The noble Baroness, Lady Drake, asked about the Secondary Legislation Scrutiny Committee report saying that the powers could have been made available to the House before the debate. Unfortunately this was not possible because the FCA had given priority to making regulatory rules fit for purpose in a no-deal scenario, to avoid significant disruption of financial markets. It would also be unusual for the FCA policy to be ready prior to the passing of legislation to which it relates. She also asked about the scale of what was covered—
In my experience it is not unusual for enabling legislation to be accompanied certainly by draft regulations. Often the House has demanded that, to give it proper comfort that it is right to give those powers.
We are not talking about the secondary legislation; we are talking about the statement—but I take on board the noble Lord’s point.
The noble Baroness, Lady Drake, asked how many firms would be directly impacted by the SI. The answer is approximately 3,300 UK firms and 1,650 EEA firms. The FCA estimates that changes to reporting requirements and IT processes will affect approximately 1,500 branches of EEA firms, and that this will result in a one-off cost to business of £8.75 million.

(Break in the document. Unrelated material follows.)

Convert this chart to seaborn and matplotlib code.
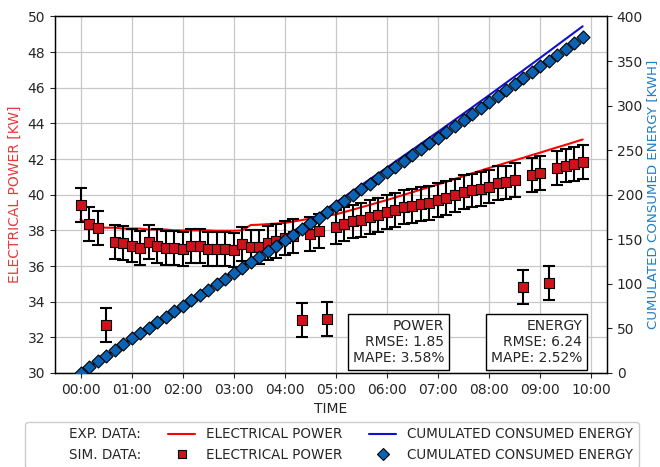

The noble Baroness, Lady Drake, asked whether the statement would be ready. We have said quite specifically that it will be ready at least four weeks before exit. On views expressed by stakeholders, the Treasury has engaged with a wide range of stakeholders, representing large international firms as well as smaller UK businesses.
The noble Lord, Lord Tunnicliffe, asked whether the SI makes policy changes. The UK is putting in place all necessary legislation via the EU withdrawal Act to ensure that there is a functioning legal regime in the event of a no-deal exit in March 2019. He asked whether the FCA will have adequate resources. I covered that point in response to the noble Baronesses, Lady Bowles and Lady Drake. He also asked about the temporary permissions regime that applies for a limited period and who would decide when it ends. The length of the temporary permissions regime is determined in accordance with the EEA Passport Rights (Amendment, etc., and Transitional Provisions) (EU Exit) Regulations 2018, made on 6 November.
In a previous debate, the noble Lord, Lord Tunnicliffe, asked why the Treasury is solely responsible for the equivalence decisions, which relates to this debate. Across all financial services statutory instruments, the Commission’s functions are transferred to the Treasury. The transferral of equivalence powers is in keeping with this approach. Equivalence decisions are made by the issue of Treasury regulations. Regulations are issued by statutory instrument and subject to parliamentary scrutiny.
Again in a previous debate, the noble Baroness, Lady Bowles, asked whether the impact assessment is accurate given the cost to firms and how extensive MiFID is. The estimated costs of familiarisation have been calculated using the formula given at the end of the impact assessment and relate only to the cost of reading and understanding the instrument. Of course, affected firms will also need to familiarise themselves with a number of materials that are already published.
The noble Lord, Lord Tunnicliffe, asked a further question about whether temporary powers would water down MiFID II. The temporary powers are included to try to preserve outcomes for transparency. Without these flexibilities there would be a cliff-edge risk as to how the transparency regime operates. It would create uncertainty for firms and business, which we are trying to avoid.
With those responses, and the undertaking to study in detail the Official Report and to write on the specific questions raised, I beg to move.